Из поездки вернулась с толстой пачкой червонцев и двумя плетенками, где один к одному лежали куски сала и масла. Одну плетенку через знакомых мигом продала и ахнула, увидев, какую кучу денег огребла без единого усилия. Сразу после этого, как теперь считала Нюська, она и допустила первый жизненный промах: позволила себе влюбиться в Сашку-гармониста. Дело в том, что его бурная любовь отцвела одновременно с шелестом последних червонцев из пачки, о которой он знал. Нюська в то время еще была готова на жертвы ради любимого, она чуть не достала потаенные сбережения, да сам Сашка спас от беды, сказав спокойно, деловито:
— Вот и кончилась пирушка, начинается похмелье. А я никогда не опохмеляюсь там, где пил.
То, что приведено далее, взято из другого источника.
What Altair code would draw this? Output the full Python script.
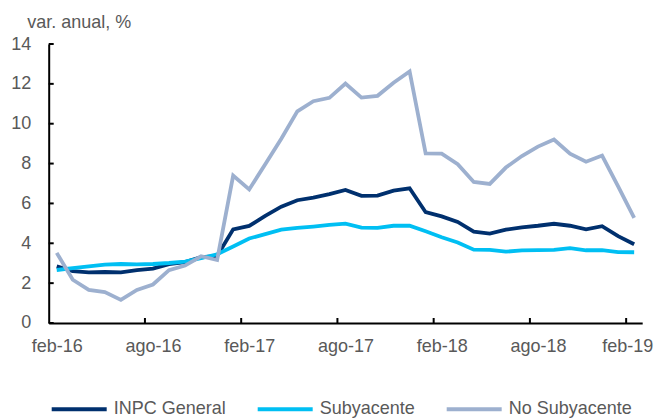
import altair as alt
import pandas as pd

months = ["feb-16", "mar-16", "abr-16", "may-16", "jun-16", "jul-16", "ago-16", "sep-16", "oct-16", "nov-16", "dic-16",
          "ene-17", "feb-17", "mar-17", "abr-17", "may-17", "jun-17", "jul-17", "ago-17", "sep-17", "oct-17", "nov-17", "dic-17",
          "ene-18", "feb-18", "mar-18", "abr-18", "may-18", "jun-18", "jul-18", "ago-18", "sep-18", "oct-18", "nov-18", "dic-18",
          "ene-19", "feb-19"]

inpc_general = [2.84, 2.60, 2.54, 2.56, 2.54, 2.65, 2.73, 2.95, 3.06, 3.30, 3.36,
                4.70, 4.87, 5.38, 5.84, 6.16, 6.29, 6.47, 6.68, 6.38, 6.39, 6.64, 6.76,
                5.56, 5.35, 5.07, 4.58, 4.49, 4.68, 4.80, 4.88, 4.98, 4.88, 4.70, 4.86,
                4.36, 3.95]
subyacente = [2.66, 2.75, 2.84, 2.93, 2.96, 2.94, 2.96, 3.01, 3.08, 3.25, 3.45,
              3.84, 4.24, 4.46, 4.68, 4.77, 4.84, 4.92, 4.99, 4.79, 4.77, 4.88, 4.88,
              4.60, 4.30, 4.04, 3.68, 3.67, 3.58, 3.64, 3.66, 3.67, 3.76, 3.65, 3.66,
              3.56, 3.55]
no_subyacente = [3.52, 2.17, 1.66, 1.55, 1.16, 1.66, 1.93, 2.65, 2.88, 3.35, 3.16,
                 7.40, 6.70, 7.97, 9.25, 10.62, 11.13, 11.30, 12.02, 11.31, 11.40, 12.06, 12.62,
                 8.51, 8.50, 7.97, 7.08, 6.98, 7.80, 8.38, 8.85, 9.21, 8.50, 8.09, 8.40,
                 6.85, 5.27]

series_names = ["INPC General", "Subyacente", "No Subyacente"]
series_colors = ["#00306E", "#00BFF3", "#9DB0CF"]
x_label_values = [0, 6, 12, 18, 24, 30, 36]
y_tick_values = [0, 2, 4, 6, 8, 10, 12, 14]
x_tick_bounds = [5.5, 11.5, 17.5, 23.5, 29.5, 35.5]
y_title = "var. anual, %"

W, H = 593.5, 279
TXT = "#595959"
FONT = "Liberation Sans"

rows = []
for name, vals in zip(series_names, [inpc_general, subyacente, no_subyacente]):
    for i, v in enumerate(vals):
        rows.append({"idx": i, "mes": months[i], "serie": name, "valor": v})
df = pd.DataFrame(rows)

label_expr = "[" + ",".join("'%s'" % m for m in months) + "][datum.value]"

xscale = alt.Scale(domain=[-0.5, 36.5], nice=False, zero=False)
yscale = alt.Scale(domain=[0, 14], nice=False)
cscale = alt.Scale(domain=series_names, range=series_colors)

xaxis = alt.Axis(values=x_label_values, labelExpr=label_expr, ticks=False, grid=False,
                 domainColor="black", domainWidth=2, labelColor=TXT, labelFontSize=18,
                 labelFont=FONT, labelPadding=15, title=None, labelFlush=False,
                 labelOffset={"condition": {"test": "datum.value == 36", "value": -7}, "value": 0})
yaxis = alt.Axis(values=y_tick_values, ticks=False, grid=False, domainColor="black",
                 domainWidth=2, labelColor=TXT, labelFontSize=18, labelFont=FONT,
                 labelPadding=18, title=None)

legend = alt.Legend(orient="none", legendX=1, legendY=335.5, direction="horizontal",
                    title=None, symbolType="stroke", symbolSize=3025, symbolStrokeWidth=4,
                    labelFontSize=18, labelFont=FONT, labelColor=TXT, labelOffset=5,
                    columnPadding=23, padding=0, labelLimit=300)

layers = []
for k, name in enumerate(series_names):
    layers.append(
        alt.Chart(df[df["serie"] == name]).mark_line(strokeWidth=3.8, strokeJoin="miter").encode(
            x=alt.X("idx:Q", scale=xscale, axis=xaxis),
            y=alt.Y("valor:Q", scale=yscale, axis=yaxis),
            color=alt.Color("serie:N", scale=cscale, legend=legend),
        )
    )

ytick_df = pd.DataFrame({"v": y_tick_values})
yticks = alt.Chart(ytick_df).mark_rule(color="black", strokeWidth=2).encode(
    y=alt.Y("v:Q", scale=yscale, axis=yaxis),
    x=alt.value(0), x2=alt.value(5),
)
xtick_df = pd.DataFrame({"b": x_tick_bounds})
xticks = alt.Chart(xtick_df).mark_rule(color="black", strokeWidth=2).encode(
    x=alt.X("b:Q", scale=xscale, axis=xaxis),
    y=alt.value(H), y2=alt.value(H - 5),
)

title_df = pd.DataFrame({"t": [y_title]})
title_txt = alt.Chart(title_df).mark_text(align="left", baseline="alphabetic", fontSize=18,
                                           font=FONT, color=TXT).encode(
    text="t:N", x=alt.value(-21.5), y=alt.value(-16),
)

chart = alt.layer(*layers, yticks, xticks, title_txt).properties(
    width=W, height=H,
    autosize=alt.AutoSizeParams(type="none"),
    padding={"left": 40.7, "top": 36, "right": 11.5, "bottom": 96},
).configure_view(stroke=None)

chart.save("out.html", embed_options={"renderer": "svg", "actions": False})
Чувствовалось, не ей первой так сказал.
Когда он ушел, Нюська долго ревела от обиды, что за свои деньги любовь свою продала.
Проревевшись, она стала думать о мести. Не о той, когда обидчика принародно всяческими словами поносят, когда тайком на его пиджак кислоту плещут. О более страшной мести мечтала. О такой, чтобы Сашке во сто крат больнее стало, чем ей недавно было.
И дня через два или три загудел, задрожал от пьяного топота одноэтажный домик, на подоконниках которого только один цветок герани маячил. Так загудел, что Сашка-гармонист на другой окраине Смоленска услышал, прибежал и, рот разинув, застыл на пороге: стол прогибался под тяжестью закусок разных и больших гнездовий не самогонки проклятой, а настоящей государственной водки.
Над всем этим изобилием царствовала Нюська — разряженная, порозовевшая от волнения и пригубленного вина. Глаза у нее были большие, и такая ласка из них лилась, что у Сашки-гармониста голова кругом пошла.
— Проходи, Саша, желанным гостем будешь, — пропела она и даже сдвинулась, давая понять, что его место рядом с ней.
Во время застолья, уверовав, что она не держит на него обиды, он и шепнул:
— А мне не сказала, что при деньгах.
— Зачем говорить-то было? — почти в полный голос удивилась она.